Tampa's new police gun range designed to reduce noise

The $5.4 million site is expected to keep officers sharp and limit complaints from neighbors.
Published October 22 2014
Updated October 23 2014

TAMPA — The last time Tampa police had ready access to a firing range was 1995, but it closed after nearby houses were peppered with stray 9mm rounds.

Now the city is building a $5.4 million practice range designed to be convenient for officers and easy on the neighbors.

The range will be built next to the city's McKay Bay garbage incinerator, with walls and angled sections of roofing to keep bullets inside, plus sound-absorbing materials to reduce the sound of gunfire.

At one point in the 4 1/2 years of planning, a sergeant involved in the project's design went to Palmetto Beach, about three-quarters of a mile away, and stood with a neighborhood leader while his colleagues fired guns at the proposed site.

The noise was more than anyone expected, Palmetto Beach Community Association president and neighborhood watch coordinator Jennifer Willman recalled Wednesday at a groundbreaking for the project.

The initial design had no walls, no roof and no noise mitigation. The original idea was to shoot into an earthen berm and put down a liner to keep lead out of the ground.

"She was like, 'I don't know about that,' so I said, 'Okay, let's tweak it,' " Sgt. Jarrett Seal said.

Officials and designers added three walls around the range, plus sections of baffle roofing and sound-absorbing material for the 25-yard range, where most of the shooting will take place. A 25-foot berm between the range and the neighborhood should further hold down noise.

The range will have 40 shooting lanes and a design similar to the range for the Pinellas County Sheriff's Office. All rounds will be captured and recycled through an automated containment system.
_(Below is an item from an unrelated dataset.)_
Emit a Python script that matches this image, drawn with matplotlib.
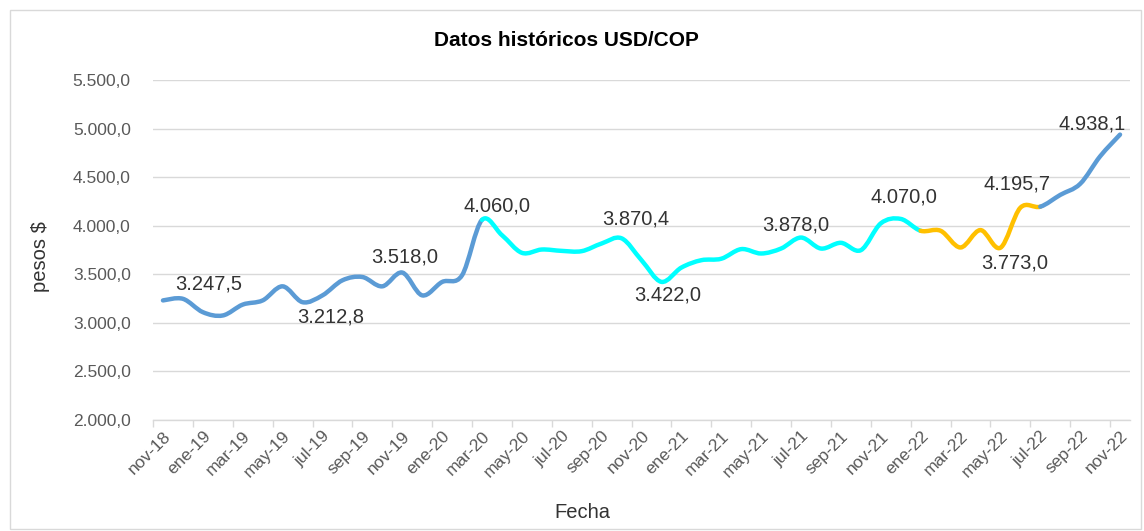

"Lead never hits the ground," Seal said.

It also will have a classroom, offices and a "shoot house" with movable walls that allow officers to simulate scenarios.

Tampa's 994 sworn officers must demonstrate proficiency with their service weapons once a year, but for a long time it has been hard for them to get in any additional practice.

Police used to train at the Tampa Pistol and Rifle Club on Old Memorial Highway, but it was closed after bullets hit houses in the nearby Countryway subdivision.

Since then, police have used the Hillsborough County sheriff's range in Lithia, but the drive is costly and takes officers off patrol.

"Because of the distance — it's an hour's drive from headquarters — it's difficult for officers to get out there," police Chief Jane Castor said.

As a result, she said, many officers have just been requalifying with their service weapons once a year but not training, which is not acceptable.

"Studies show that the more officers practice with their firearms, the less likely they are to be using them in real-life scenarios," Castor said.

The project is expected to be done in November 2015. Construction funds are coming from cash seized in felony cases.

After the changes from the initial plan, "I do feel confident," Willman said. "At first I was worried, but I now feel like they have really brought me into the process, and I'm hopeful that it's going to be a great facility overall."

"It's going to work well," Seal said. "It's not one we're going to have to worry about being shut down later."